Suppose I want to know if there is a superposition between them. For instance, I might want to know about whether the system is in the states, $$|{+}\rangle = \sqrt{\frac12} |0\rangle + \sqrt{\frac12} |1\rangle,\\
|{-}\rangle = \sqrt{\frac12} |0\rangle - \sqrt{\frac12} |1\rangle.
$$
Naively, I want my observable to be 1 in the state $|+\rangle$, 1 in the state $|-\rangle$, and 0 in the state $|0\rangle$, and 0 in the state $|1\rangle$. So I might try something like, say,
$$
\hat A = |{+}\rangle\langle{+}| ~+~ |{-}\rangle\langle{-}|
$$
This observable $\hat A$ does have the required property that the observable is 1 in the state $|+\rangle$ and also 1 in the state $|-\rangle$. However, this is because the observable is 1 in every possible state including $|0\rangle$ and $|1\rangle.$ It is the identity operator. In fact if you expand it in terms of those definitions you'll find,
$$
\hat A = \frac12 \Big( |0\rangle\langle 0| + |0\rangle\langle 1| + |1\rangle\langle 0| + |1\rangle\langle 1| \Big) + \frac12 \Big( |0\rangle\langle 0| - |0\rangle\langle 1| - |1\rangle\langle 0| + |1\rangle\langle 1| \Big)\\
\hat A = |0\rangle\langle 0| + |1\rangle\langle 1|.

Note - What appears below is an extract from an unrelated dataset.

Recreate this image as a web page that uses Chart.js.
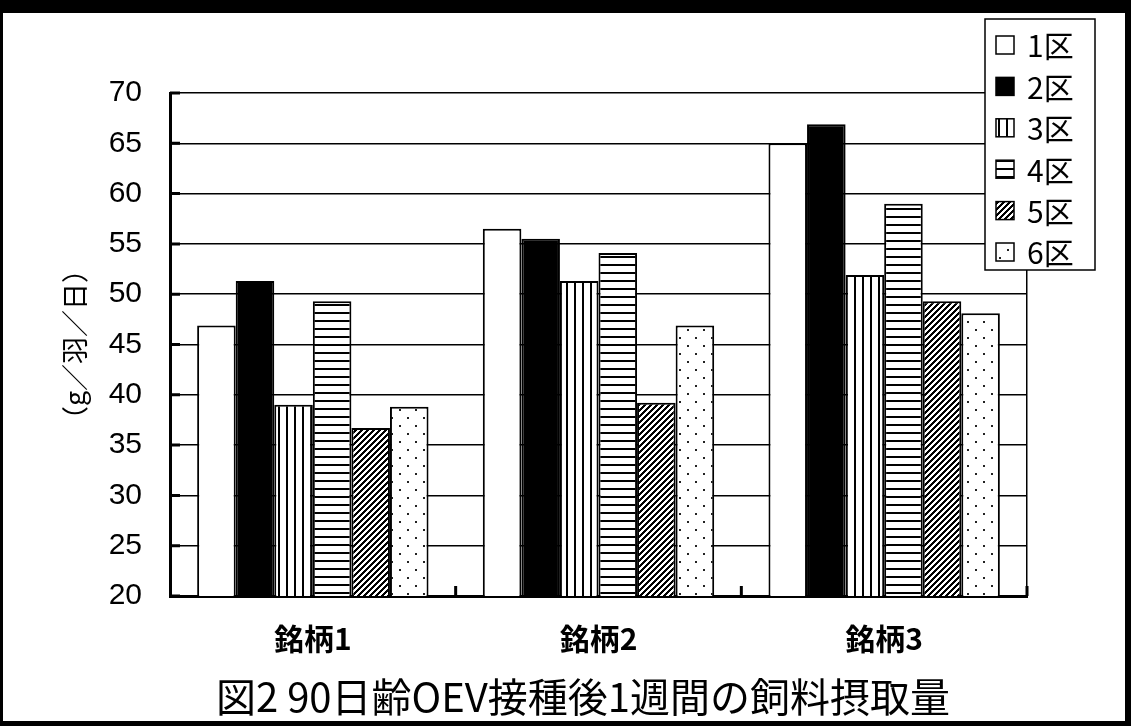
<!DOCTYPE html>
<html>
<head>
<meta charset="utf-8">
<script src="https://cdn.jsdelivr.net/npm/chart.js@4.4.1/dist/chart.umd.min.js"></script>
<style>
  html, body { margin: 0; padding: 0; background: #000; width: 1131px; height: 726px; overflow: hidden; }
  #frame { position: absolute; left: 3px; top: 13px; width: 1122px; height: 708px; background: #fff; }
  canvas { display: block; }
</style>
</head>
<body>
<div id="frame"><canvas id="c" width="1122" height="708"></canvas></div>
<script>
// Feed intake (g per bird per day) in the first week after OEV vaccination at 90 days of age
const categories = ['銘柄1', '銘柄2', '銘柄3'];
const seriesNames = ['1区', '2区', '3区', '4区', '5区', '6区'];
const plot1 = [46.9, 56.5, 65.0];
const plot2 = [51.3, 55.5, 66.9];
const plot3 = [39.0, 51.3, 51.9];
const plot4 = [49.3, 54.1, 59.0];
const plot5 = [36.7, 39.2, 49.3];
const plot6 = [38.8, 46.9, 48.1];
const yMin = 20, yMax = 70, yStep = 5;
const chartTitle = '図2 90日齢OEV接種後1週間の飼料摂取量';
const yTitle = '（g／羽／日）';

const ctx = document.getElementById('c').getContext('2d');

// small monochrome fill patterns
function makePattern(w, h, paint) {
  const c = document.createElement('canvas');
  c.width = w; c.height = h;
  const g = c.getContext('2d');
  g.fillStyle = '#fff';
  g.fillRect(0, 0, w, h);
  g.fillStyle = '#000';
  paint(g, w, h);
  return ctx.createPattern(c, 'repeat');
}
const fillVertical = makePattern(8, 8, (g) => { g.fillRect(3, 0, 2, 8); });
const fillHorizontal = makePattern(8, 8, (g) => { g.fillRect(0, 3, 8, 2); });
const fillDiagonal = makePattern(6, 6, (g, w, h) => {
  for (let x = 0; x < w; x++) for (let y = 0; y < h; y++) {
    if ((x + y) % 6 < 3) g.fillRect(x, y, 1, 1);
  }
});
const fillDots = makePattern(16, 16, (g) => {
  g.fillStyle = '#222';
  g.fillRect(4, 4, 2, 2);
  g.fillRect(12, 12, 2, 2);
});

const fills = ['#fff', '#000', fillVertical, fillHorizontal, fillDiagonal, fillDots];
const seriesValues = [plot1, plot2, plot3, plot4, plot5, plot6];

Chart.defaults.font.family = "'Noto Sans CJK JP', 'Liberation Sans', sans-serif";
Chart.defaults.color = '#000';

// short inward tick marks on both axes
const innerTicks = {
  id: 'innerTicks',
  afterDatasetsDraw(chart) {
    const { ctx, chartArea } = chart;
    const x = chart.scales.x, y = chart.scales.y;
    ctx.save();
    ctx.strokeStyle = '#000';
    ctx.lineWidth = 3;
    ctx.beginPath();
    y.ticks.forEach((t, i) => {
      const py = y.getPixelForTick(i);
      ctx.moveTo(chartArea.left, py);
      ctx.lineTo(chartArea.left + 10, py);
    });
    const half = (x.getPixelForValue(1) - x.getPixelForValue(0)) / 2;
    categories.forEach((c, i) => {
      const px = x.getPixelForValue(i) + half;
      ctx.moveTo(px, chartArea.bottom);
      ctx.lineTo(px, chartArea.bottom - 10);
    });
    ctx.stroke();
    ctx.restore();
  }
};

// boxed legend overlapping the upper right corner of the plot
const boxLegend = {
  id: 'boxLegend',
  afterDraw(chart, args, opts) {
    const { ctx } = chart;
    ctx.save();
    ctx.fillStyle = '#fff';
    ctx.fillRect(opts.left, opts.top, opts.width, opts.height);
    ctx.strokeStyle = '#000';
    ctx.lineWidth = 1.5;
    ctx.strokeRect(opts.left, opts.top, opts.width, opts.height);
    ctx.font = opts.font;
    ctx.textBaseline = 'middle';
    ctx.textAlign = 'left';
    chart.data.datasets.forEach((ds, i) => {
      const cy = opts.firstRow + i * opts.rowStep;
      const s = opts.swatch;
      ctx.fillStyle = ds.backgroundColor;
      ctx.fillRect(opts.swatchX, cy - s / 2, s, s);
      ctx.lineWidth = 1.5;
      ctx.strokeRect(opts.swatchX, cy - s / 2, s, s);
      ctx.fillStyle = '#000';
      ctx.fillText(ds.label, opts.textX, cy + 1);
    });
    ctx.restore();
  }
};

new Chart(ctx, {
  type: 'bar',
  data: {
    labels: categories,
    datasets: seriesNames.map((name, i) => ({
      label: name,
      data: seriesValues[i],
      backgroundColor: fills[i],
      borderColor: '#000',
      borderWidth: 2,
      categoryPercentage: 0.81,
      barPercentage: 1
    }))
  },
  options: {
    responsive: false,
    devicePixelRatio: 1,
    animation: false,
    layout: { padding: { left: 38, top: 80, right: 0, bottom: 0 } },
    plugins: {
      legend: { display: false },
      tooltip: { enabled: false },
      title: {
        display: true,
        position: 'bottom',
        text: chartTitle,
        color: '#000',
        font: { size: 40, weight: 'normal' },
        padding: { top: 9, bottom: 0 }
      },
      boxLegend: {
        left: 982, top: 6, width: 110, height: 251,
        firstRow: 32, rowStep: 41.4,
        swatch: 18, swatchX: 993, textX: 1024,
        font: "30px 'Noto Sans CJK JP'"
      }
    },
    scales: {
      x: {
        type: 'category',
        offset: true,
        grid: { display: true, drawOnChartArea: false, drawTicks: false },
        border: { display: true, color: '#000', width: 3 },
        ticks: { padding: 25, color: '#000', font: { size: 30, weight: 'bold' } },
        afterFit(s) { s.height = 68; }
      },
      y: {
        min: yMin,
        max: yMax,
        ticks: {
          stepSize: yStep,
          padding: 28,
          color: '#000',
          font: { family: "'Liberation Sans', sans-serif", size: 30 }
        },
        grid: { color: '#000', lineWidth: 1.5, drawTicks: false },
        border: { display: true, color: '#000', width: 3 },
        title: {
          display: true,
          text: yTitle,
          color: '#000',
          font: { size: 27, weight: 'normal' },
          padding: { top: 18, bottom: 0 }
        },
        afterFit(s) { s.width = 129; }
      },
      y2: {
        position: 'right',
        min: yMin,
        max: yMax,
        ticks: { display: false },
        grid: { display: false, drawTicks: false },
        border: { display: true, color: '#000', width: 1.5 },
        afterFit(s) { s.width = 98; }
      }
    }
  },
  plugins: [innerTicks, boxLegend]
});
</script>
</body>
</html>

$$So if you tried the next most obvious thing, to subtract off the 1's in the $|0\rangle$ and $|1\rangle$ case, you would end up with the zero operator $\hat A' = 0,$ that is zero in every possible state including $|{+}\rangle$ and $|{-}\rangle.$
What you are running into, is that these outcomes are not linearly independent. And in fact when you specify what the observable is on all of your basis states, in this case specifying that it maps $|0\rangle$ to zero (because that's not a superposition) and $|1\rangle$ to zero (because that's also not a superposition), that action on the basis states suffices to specify the action of this linear observable on all superpositions of the basis states -- the action is zero for all superpositions.[Note 2]
Notes
You might be tempted to argue that this is a sufficiency criterion not a necessary one (or vice versa depending on how you look at it), “why does it have to be all observables and not just the total energy function which works this way in Quantum Mechanics?” This is mistaken for the following basic reason: if you give me a physical way to observe some value, I can generally hook it up to some other system so that it affects the energy of that other system. So for example if you want position to be a nonlinear observable, I can use two things which have an attractive or repulsive potential energy, separated by some position, and I get a nonlinear total-energy function between them. The strength of your qubit might become, say, the basis for some magnetic field affecting some spin-1/2 system, which will have higher energy if it opposes that magnetic field than if it aligns with it. So in QM all observables can potentially make it into a total-energy observable, and this is why the linearity of the Schrodinger equation implies the linearity of all observables.
This argument gets slightly more subtle if we start allowing mixed states, and the average formula is now the linear $\langle A\rangle = \operatorname{Tr}(\rho \hat A)$ rather than the nonlinear $\langle \psi| \hat A |\psi\rangle$, and probably Scott is thinking in particular about some arguments related to this case where “for me to observe something, I have to have an experiment that has entangled with it, that has put us into the $|\psi\rangle = \sqrt{\frac12} |00\rangle + \sqrt{\frac12} |11\rangle$ entangled state, but from that state I trace out a diagonal $\rho$ for my own case and this cannot see the off-diagonal terms of $\hat A$...” something like that. But mixed states aren't “true” superpositions so while I know that the argument can get this subtle, I don't think it needs to be for a student's basic understanding.